Concept sketch of a fireplace

You have worked on a wide range of projects for a variety of Clients—concept art and storyboards for movie and television production companies, sketches for event planners, renderings for architects and interior designers, agency boards and storyboards for directors and advertising agencies. What would you say is the most important element you bring to this variety of work?

I bring a true sense of physicality and perspective. My background is in architecture and interior design. Whether I draw interior or exterior spaces, my drawings always feel real, as if the backgrounds and the objects had weight and dimension.

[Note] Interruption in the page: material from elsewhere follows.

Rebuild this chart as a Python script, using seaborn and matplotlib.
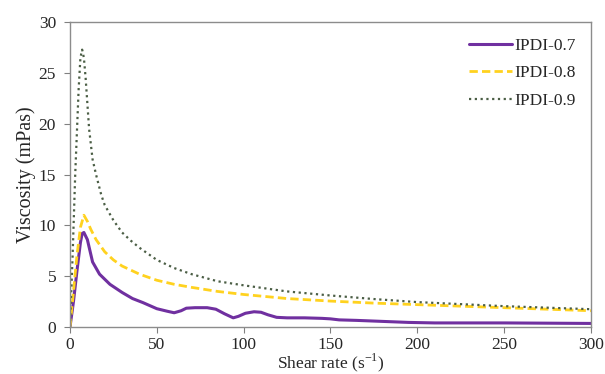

Additionally, I bring a warm, traditional vibe to my drawings. Even though I use a computer, the final product looks as if it had been done by hand using pencils, watercolor paints, or color markers.

Design of a bar
Concept sketch of an outdoor restaurant

What does your creative process look like?

Once the team has defined the project goals, I’ll start my preliminary sketches, either on my iPad or with pencil and paper. Many of the samples I present here show these sketches. Then I review these early conceptual drawings with the project team either in person, by email or through Slack.

Concept sketch of a living room

Before starting a new project, what information are you looking for from the Customer? What do you ask them?

I usually start all designs or illustrations with certain “big picture” questions for the Client, Project Manager or Art Director:

  • What are you trying to accomplish with this design or these illustrations?
  • What are the project goals?
  • What is the scope of my involvement?
  • Will I be working with you to develop the concept, preparing a series of illustrations that present various design options?
  • Or have you developed the concept and you simply need final illustrations?

Then I’ll ask for details, for any scripts or treatments, sketches, preliminary drawings, or mood boards that the collaborators may have already created.

Also, I need to know what the project milestones and deadlines are. (With proper planning, I can work with any schedule!)

Concept sketch of a garage
Concept sketch of an interior

How do you work with clients to ensure their vision is accurately represented in your work?

I make sure I understand what the project goals are then I keep asking questions. Sometimes my questions help the team define their objectives and vision. Then I prioritize the most important issues to get to the desired outcome.

Concept sketch of a lobby
Concept sketch of a home bar

You have worked as a Concept Artist at multiple studios and on multiple projects. With each project demanding a different aesthetic, how did you shift gears to excel in that position?

Every project has its own personality, and that personality guides my aesthetic direction. The mood boards or even verbal descriptions provided by a Client or a Design Director may guide my aesthetic direction. Additional inspiration can come from many sources—the other talented Creatives at Laetro can inspire new aesthetic directions! Also, I have a large library of art and design books I can draw from.

During the review process, I will check to make sure the team agrees on the aesthetic direction.

Concept sketch of a TV chandelier

How do you walk the line between being unique, giving a good user experience, and having commercial appeal?

I try to bring a unique perspective to a project, while grounding the design in the project requirements. My illustrations have a winning, friendly hand-drawn quality, which tends to have a universal appeal.

Concept sketch of a bookstore

How do you manage your time/effort as a Creative while making time for your family & life?

I’m fortunate to work in a field I love and in a time where technology allows me to work from anywhere. Because I have fun as a designer and illustrator, my career has never felt like a burden pulling me away from “life.”

Then, I stay organized and on top of the project’s priorities and milestones and work towards them with focus, so I don’t feel overwhelmed.

That said, we all need take breaks during the day, whether it’s a quick stretch break or walk to the supermarket, to stay healthy and return to the project revitalized and with new perspectives. Having “fresh eyes” allows me to add vitality and refinement to a project.

Moreover, as an illustrator I can take trips that combine family togetherness with creative development. When you travel you get to experience new places, ideas, and perspectives, and those experiences feed your creativity.

Concept sketch of a kitchen
Concept sketch of an installation

What are some valuable lessons you’ve learned professionally so far?

Being successful at work comes from working and developing as a team. I will always have my own ideas about a project, but the work succeeds due to multiple perspectives.